While definitely a step in the right direction, the recent progress still falls far short of any concrete agreement. The main gridlocks remain in place, be it about the troops’ removal or the government structure of Afghanistan to be put in place once the US and NATO are gone. As the four-party statement statements, the agreements have to be Afghan-led and Afghan-owned and that requires direct and official negotiations between the government and the Taliban – something that latter isn’t willing to do. That should be the main agenda of the next intra-Afghan dialogue that is expected to be held in Tashkent within three to four weeks.

Not only that, there are also questions of the sustainability of the agreement, if achieved. Given a scenario where the US completely withdraws all forces from the country, there is a possibility that the Taliban might return to their old ways, and we see a repeat of the 1990s when they had formal control over Afghanistan. The local forces aren’t capable to hold them and, considering President Donald Trump’s general stance, the US would also be unlikely to get its hands dirty and redeploy its boots on the ground, which means that there is the possibility of making the country a Taliban-ruled caliphate.

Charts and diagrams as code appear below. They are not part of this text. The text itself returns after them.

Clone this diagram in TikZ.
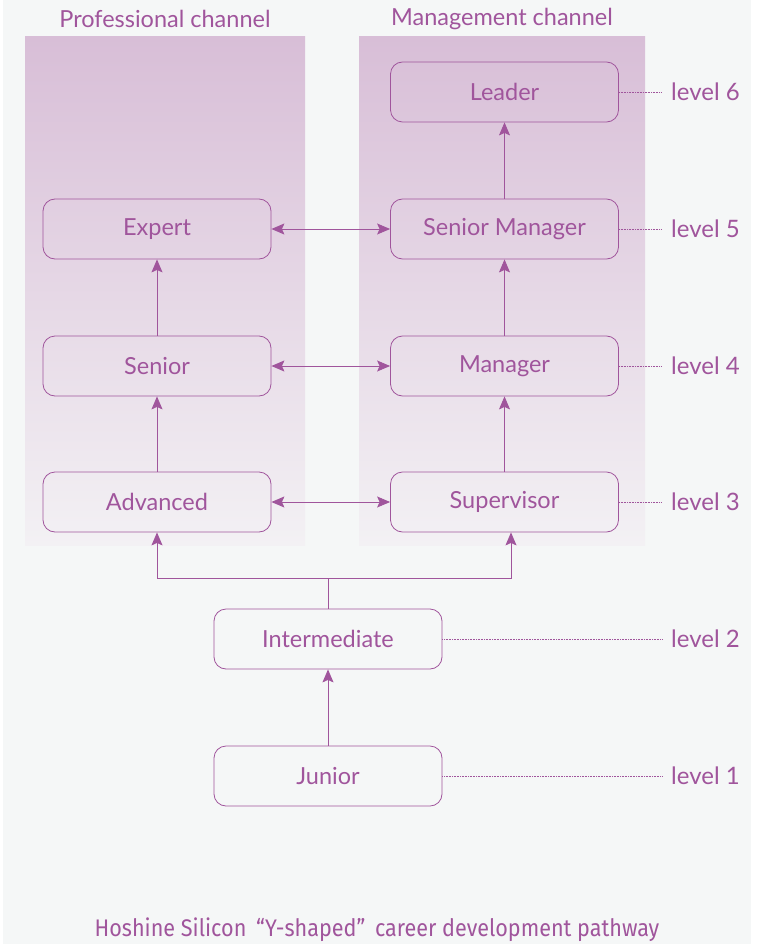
\documentclass[tikz,border=0pt]{standalone}
\usepackage{fontspec}
\setmainfont{Lato}
\newfontfamily\capfont[FakeStretch=0.9]{Fira Sans}
\usetikzlibrary{arrows.meta}
\usetikzlibrary{calc,positioning}

\definecolor{plum}{HTML}{A0559C}
\definecolor{paper}{HTML}{F5F7F7}
\definecolor{lilac}{HTML}{D8BED7}
\definecolor{lilacfade}{HTML}{F3F1F4}

\tikzset{
    post/.style={draw=plum, rounded corners=12pt, minimum width=228pt, minimum height=60pt,
        text=plum, font=\fontsize{23.5}{26}\selectfont, line width=0.8pt},
    lvl/.style={text=plum, font=\fontsize{24}{26}\selectfont, anchor=west, inner sep=0pt},
    head/.style={text=plum, font=\fontsize{23.5}{26}\selectfont},
    link/.style={draw=plum, line width=0.9pt},
    tie/.style={draw=plum, densely dotted, line width=0.6pt},
}

\begin{document}
\begin{tikzpicture}[x=1pt, y=-1pt, >={Stealth[length=13pt,width=11pt,inset=2.5pt]}]

    \useasboundingbox (0,0) rectangle (758,944);
    \fill[white] (0,0) rectangle (758,944);
    \fill[paper] (3,0) rectangle (751,944);

    % the two channels
    \shade[top color=lilac, bottom color=lilacfade] (25,37) rectangle (305,545);
    \shade[top color=lilac, bottom color=lilacfade] (359,37) rectangle (645,545);
    \node[head] (pro) at (165,19) {Professional channel};
    \node[head] (mgt) at (502,19) {Management channel};

    % posts
    \node[post] (expert)   at (157,229) {Expert};
    \node[post] (senior)   at (157,366) {Senior};
    \node[post] (advanced) at (157,502) {Advanced};
    \node[post] (leader)   at (504.5,92)  {Leader};
    \node[post] (smanager) at (504.5,229) {Senior Manager};
    \node[post] (manager)  at (504.5,366) {Manager};
    \node[post] (super)    at (504.5,502) {Supervisor};
    \node[post] (inter)    at (328,639) {Intermediate};
    \node[post] (junior)   at (328,776) {Junior};

    % levels
    \foreach \n/\y/\k in {leader/92/6, smanager/229/5, manager/366/4, super/502/3, inter/639/2, junior/776/1} {
        \node[lvl] (lv\k) at (671,\y) {level \k};
        \draw[tie] (\n.east) -- ($(lv\k.west)+(-9,0)$);
    }

    % promotion
    \draw[link,->] (junior) -- (inter);
    \draw[link,->] (advanced) -- (senior);
    \draw[link,->] (senior) -- (expert);
    \draw[link,->] (super) -- (manager);
    \draw[link,->] (manager) -- (smanager);
    \draw[link,->] (smanager) -- (leader);

    % the fork
    \coordinate (fork) at (328,578);
    \draw[link,->] (inter.north) -- (fork) -| (advanced.south);
    \draw[link,->] (fork) -| ($(super.south)+(6.5,0)$);

    % switching channels
    \draw[link,<->] (expert) -- (smanager);
    \draw[link,<->] (senior) -- (manager);
    \draw[link,<->] (advanced) -- (super);

    \node[text=plum, font=\capfont\fontsize{24}{26}\selectfont] (cap) at (377,930)
        {Hoshine Silicon \,“Y-shaped”\, career development pathway};

\end{tikzpicture}
\end{document}
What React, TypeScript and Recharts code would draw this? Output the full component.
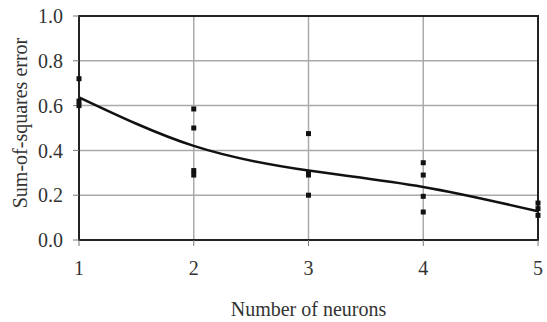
import { ComposedChart, Line, Scatter, XAxis, YAxis, CartesianGrid, ReferenceArea } from 'recharts';

// fitted curve
const neurons = [1, 2, 3, 4, 5];
const fitError = [0.637, 0.42, 0.31, 0.237, 0.128];

// individual runs
const runNeurons = [1, 1, 1, 2, 2, 2, 2, 3, 3, 3, 3, 4, 4, 4, 4, 5, 5, 5];
const runError = [0.72, 0.62, 0.6, 0.585, 0.5, 0.31, 0.29, 0.475, 0.3, 0.29, 0.2, 0.345, 0.29, 0.195, 0.125, 0.165, 0.14, 0.11];

const xTicks = [1, 2, 3, 4, 5];
const yTicks = [0, 0.2, 0.4, 0.6, 0.8, 1.0];

const fitData = neurons.map((n, i) => ({ x: n, y: fitError[i] }));
const runData = runNeurons.map((n, i) => ({ x: n, y: runError[i] }));

const font = '"Liberation Serif", "Times New Roman", serif';

const Square = (props: any) => {
  const { cx, cy } = props;
  if (cx == null || cy == null) return null;
  return <rect x={cx - 2.5} y={cy - 2.5} width={5} height={5} fill="#111" />;
};

export default function App() {
  return (
    <div style={{ position: 'absolute', left: 0, top: 0, width: 547, height: 322, background: '#fff' }}>
      <ComposedChart
        width={547}
        height={322}
        margin={{ top: 16, right: 9, left: 0, bottom: 0 }}
      >
        <CartesianGrid stroke="#aaa" strokeWidth={1.5} />
        <XAxis
          dataKey="x"
          type="number"
          domain={[1, 5]}
          ticks={xTicks}
          height={82}
          allowDuplicatedCategory={false}
          axisLine={{ stroke: '#222', strokeWidth: 2 }}
          tickLine={{ stroke: '#777' }}
          tickSize={6}
          tick={{ fill: '#333', fontSize: 20, fontFamily: font }}
          tickMargin={15}
          label={{ value: 'Number of neurons', position: 'insideBottom', offset: 6, fill: '#333', fontSize: 20, fontFamily: font }}
        />
        <YAxis
          type="number"
          domain={[0, 1]}
          ticks={yTicks}
          width={79}
          axisLine={{ stroke: '#222', strokeWidth: 2 }}
          tickLine={{ stroke: '#777' }}
          tickSize={6}
          tickMargin={10}
          tickFormatter={(v: number) => v.toFixed(1)}
          tick={{ fill: '#333', fontSize: 20, fontFamily: font }}
          label={{ value: 'Sum-of-squares error', angle: -90, position: 'insideLeft', offset: 20, dy: -5, fill: '#333', fontSize: 20, fontFamily: font, style: { textAnchor: 'middle' } }}
        />
        <ReferenceArea x1={1} x2={5} y1={0} y2={1} fill="none" stroke="#222" strokeWidth={2} />
        <Scatter data={runData} dataKey="y" shape={<Square />} isAnimationActive={false} />
        <Line
          data={fitData}
          dataKey="y"
          type="natural"
          stroke="#111"
          strokeWidth={2.5}
          dot={false}
          isAnimationActive={false}
        />
      </ComposedChart>
    </div>
  );
}
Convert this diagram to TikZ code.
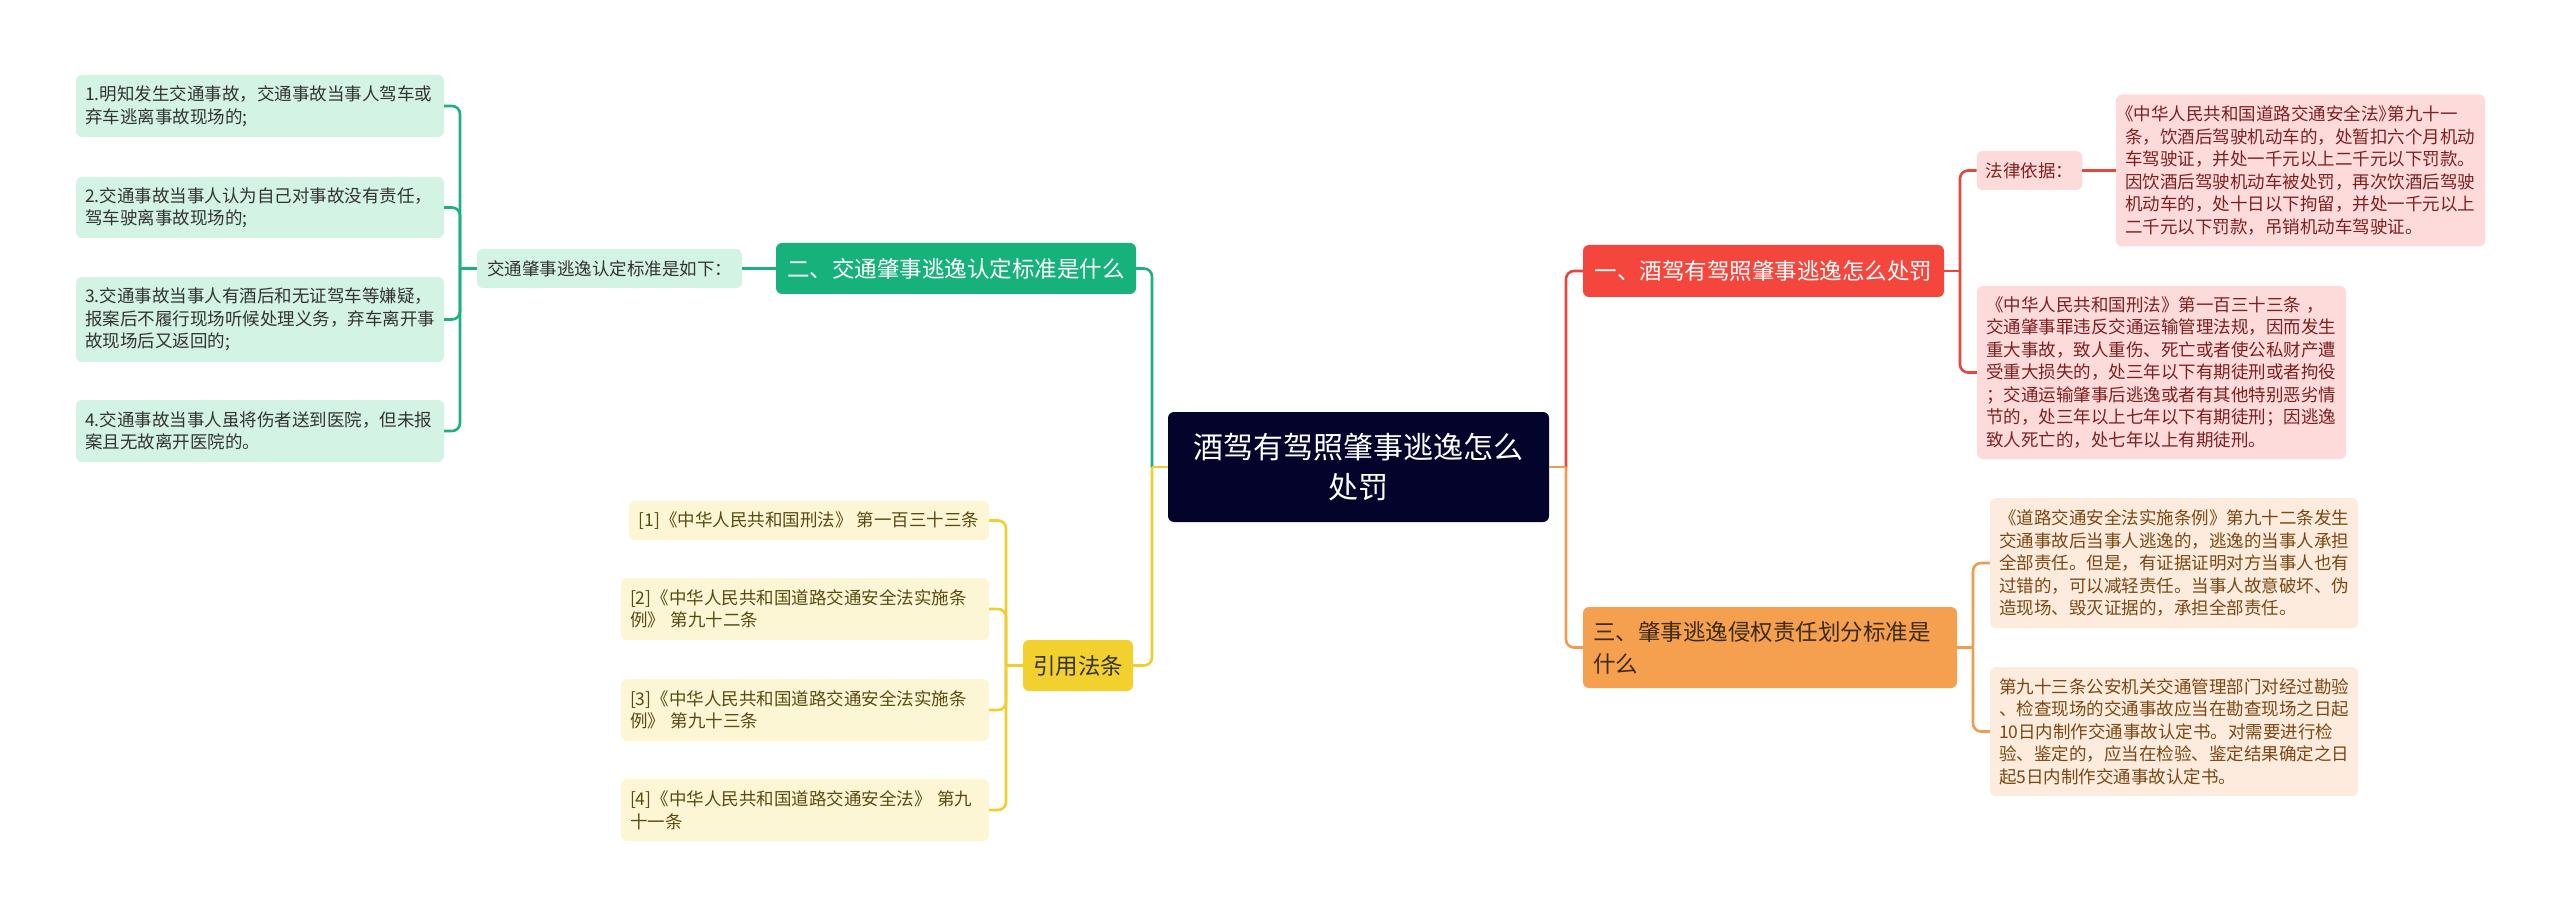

Furthermore, for any hope of peace, there must at least be some goodwill between the two parties, of which there currently seems to be none. That would require a cessation of attacks from the Taliban, which have continued in full force this month, the latest of which occurring on July 18, killing 12 at a police headquarters in Kandahar. Therefore, a more direct and official engagement between the Afghan stakeholders – the Taliban and the government or civil society – is a must, facilitated by the US or a regional power, if needed, and it should seal in ink some basic ground rules, beyond the extent of a joint press statement.